Norman always seems headed for someplace other than Montana. He dreams of success in the great world. That doesn't occur to Paul; he would be happy never to leave Montana, to work at his job on a newspaper, and drink and carouse and stay out late and hang around with his cronies. Yet Paul is the better fisherman, and one day in a trout stream, achieves a kind of perfection beyond anything either Norman or his father has ever known. One of the purposes of the story is to do honor to how well Paul learned his father's lessons.
"One of the strongest things in this book is the storyteller's voice," Redford said. "It's a unique language. It came out of the tough background that he came from, the ethic that governed people's lives in Montana 70 years ago. People were dependent mostly on physical skills. They lived close to nature and without much help.
"Norman was shaped by that, but he was also shaped by his father's love of words and literature. So in one ear, he's hearing this lyrical language, and he's getting the s- - - beat out of him in the other ear. He balanced that pretty well, and that's in his style. "He could afford to lapse into tremendously poetic stuff because he had earned it by being tough and understated. And he was anecdotal, and kind of wry and sardonic; he did this great balancing act.
"But when you take the book and just map out the events, it evaporates. As soon as you took his voice out, the story wasn't there. It was just events, some only hinted at. It was that voice. These days, we try to stay clear of old conventions like narration, voiceover, flashbacks and that kind of thing. But I asked, why be afraid of it? Why not go for it? And make that language work as a character in the film, rather than try to work around it. "We took the narration, and wrote it down one side of a page, and then we asked, how can we show what the narration is talking about? And sometimes there wasn't much. Maclean's mother hardly exists as a character in the book. The brother is held over to one side. We felt the father should be in a few more scenes. Some of the most vivid characters were peripheral, like the brother-in-law who gets his a- - sunburned, or that extraordinary Indian woman - I could have made a whole movie about her.

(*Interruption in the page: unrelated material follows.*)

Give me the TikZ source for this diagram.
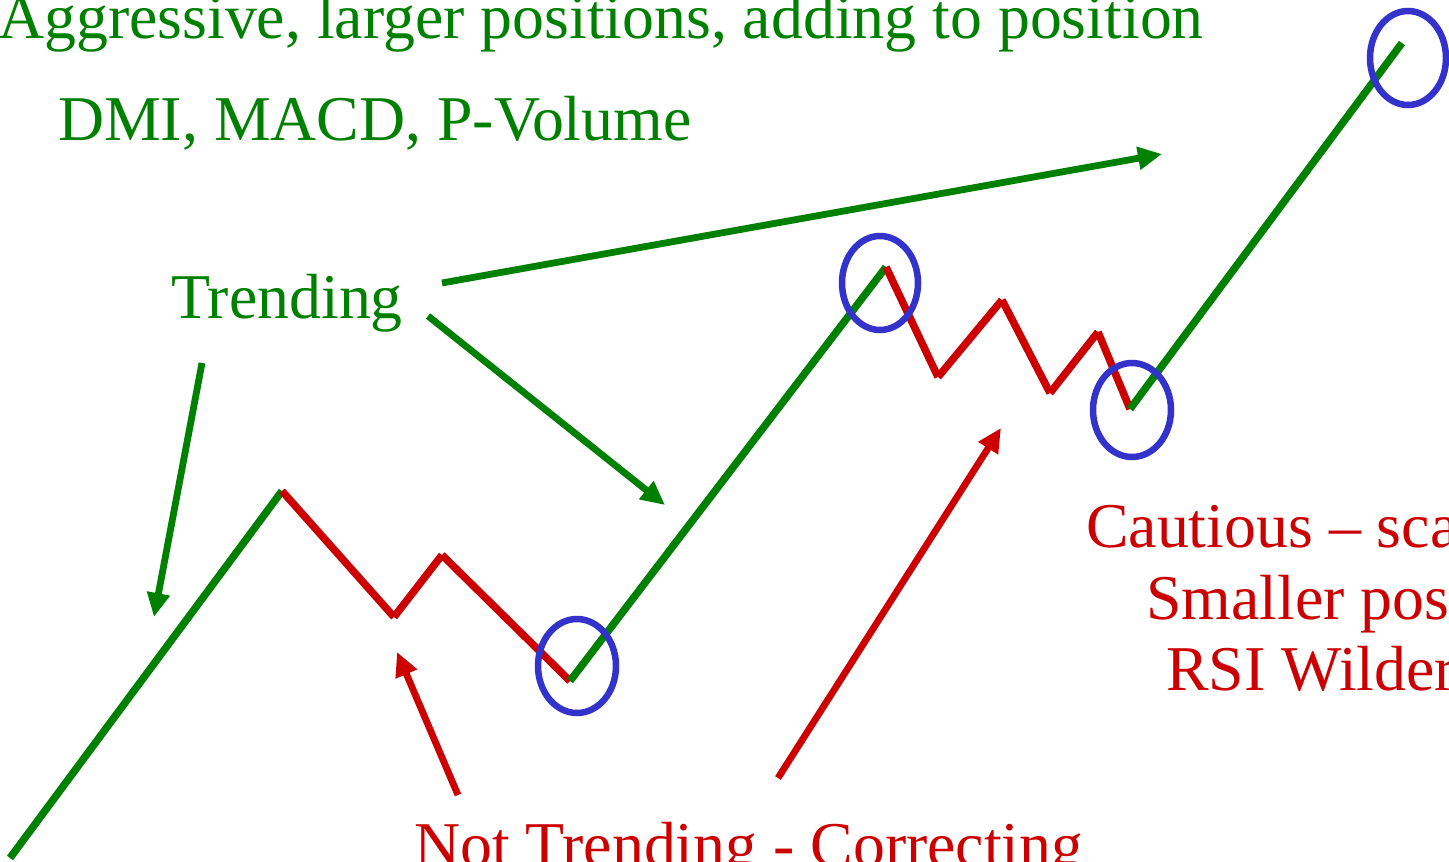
\documentclass[tikz,border=0pt]{standalone}
\usepackage{fontspec}
\setmainfont{Liberation Serif}
\usetikzlibrary{arrows.meta}
\definecolor{tgreen}{HTML}{008000}
\definecolor{tred}{HTML}{CC0000}
\definecolor{tblue}{HTML}{3333CC}
\tikzset{
  seg/.style={line width=7.5pt, line cap=butt},
  upseg/.style={seg, draw=tgreen},
  downseg/.style={seg, draw=tred},
  ring/.style={draw=tblue, line width=6.5pt},
  pointer/.style={line width=6.8pt, -{Triangle[length=24pt,width=22pt]}},
  lbl/.style={inner sep=0pt, anchor=base west, font=\fontsize{63.8}{70}\selectfont},
}
\begin{document}
\begin{tikzpicture}[x=1pt,y=-1pt]
\useasboundingbox (0,0) rectangle (1449,862);
% vertices of the price path
\coordinate (p0) at (10,858);
\coordinate (p1) at (282,491);
\coordinate (p2) at (394,617);
\coordinate (p3) at (442,555);
\coordinate (p4) at (570,681);
\coordinate (p5) at (886,267);
\coordinate (p6) at (938,377);
\coordinate (p7) at (1002,300);
\coordinate (p8) at (1050,393);
\coordinate (p9) at (1098,332);
\coordinate (p10) at (1130,409);
\coordinate (p11) at (1402,43);
% path
\draw[upseg] (p0) -- (p1);
\draw[downseg] (p1) -- (p2);
\draw[downseg] (p2) -- (p3);
\draw[downseg] (p3) -- (p4);
\draw[upseg] (p4) -- (p5);
\draw[downseg] (p5) -- (p6);
\draw[downseg] (p6) -- (p7);
\draw[downseg] (p7) -- (p8);
\draw[downseg] (p8) -- (p9);
\draw[downseg] (p9) -- (p10);
\draw[upseg] (p10) -- (p11);
% rings
\draw[ring] (577,666) ellipse [x radius=39, y radius=47];
\draw[ring] (880,283) ellipse [x radius=38, y radius=47];
\draw[ring] (1132,410) ellipse [x radius=39, y radius=47];
\draw[ring] (1408,58) ellipse [x radius=38, y radius=47];
% labels
\node[lbl, text=tgreen] (aggr) at (-2,38) {Aggressive, larger positions, adding to position};
\node[lbl, text=tgreen] (dmi) at (58,140) {DMI, MACD, P-Volume};
\node[lbl, text=tgreen] (trend) at (171,318) {Trending};
\node[lbl, text=tred] (caut) at (1086,547) {Cautious – scale in};
\node[lbl, text=tred] (small) at (1146,619) {Smaller positions};
\node[lbl, text=tred] (rsi) at (1166,690) {RSI Wilder};
\node[lbl, text=tred] (nottr) at (414,866) {Not Trending - Correcting};
% arrow end points
\coordinate (ta) at (442,283);
\coordinate (tah) at (1162,154);
\coordinate (tb) at (428,316);
\coordinate (tbh) at (665,505);
\coordinate (tc) at (202,363);
\coordinate (tch) at (154,617);
\coordinate (na) at (458,795);
\coordinate (nah) at (397,652);
\coordinate (nb) at (778,778);
\coordinate (nbh) at (1001,428);
% arrows
\draw[pointer, draw=tgreen, fill=tgreen] (ta) -- (tah);
\draw[pointer, draw=tgreen, fill=tgreen] (tb) -- (tbh);
\draw[pointer, draw=tgreen, fill=tgreen] (tc) -- (tch);
\draw[pointer, draw=tred, fill=tred] (na) -- (nah);
\draw[pointer, draw=tred, fill=tred] (nb) -- (nbh);
\end{tikzpicture}
\end{document}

"But we had to invent a lot of Jessie, who became Norman's wife. In the film, she drives a car down some railroad tracks. It's not in the book. I said to Norm, 'You gotta tell me something about your wife. I know you loved her. You refer to her in such an incredibly deep, passionate way - but you don't tell us anything about her. What happened?' He told me, 'What you've got is what you're going to get. I have it just where I want it.' And so I had to flesh some things out. We had to do some invention."
One problem is conveying the feelings he has about his brother.
"Exactly. I suspect that if we met that guy without Norman's lens, we might feel differently about him; there might be some impatience with him, he might be less attractive. But Maclean made him appear a certain way, and I felt it was important to honor him."
He might have deserved to get his head beaten in that night, but that didn't mean that he wasn't beautiful.
"Exactly; because he was. And at the film's key moment, on that river, he was perfection. He was a combination of grace and skill and power and strength and intelligence and all the things that a father wanted, on that river as a fly-fisherman. And Norman achieved the same thing at the University of Chicago in letters."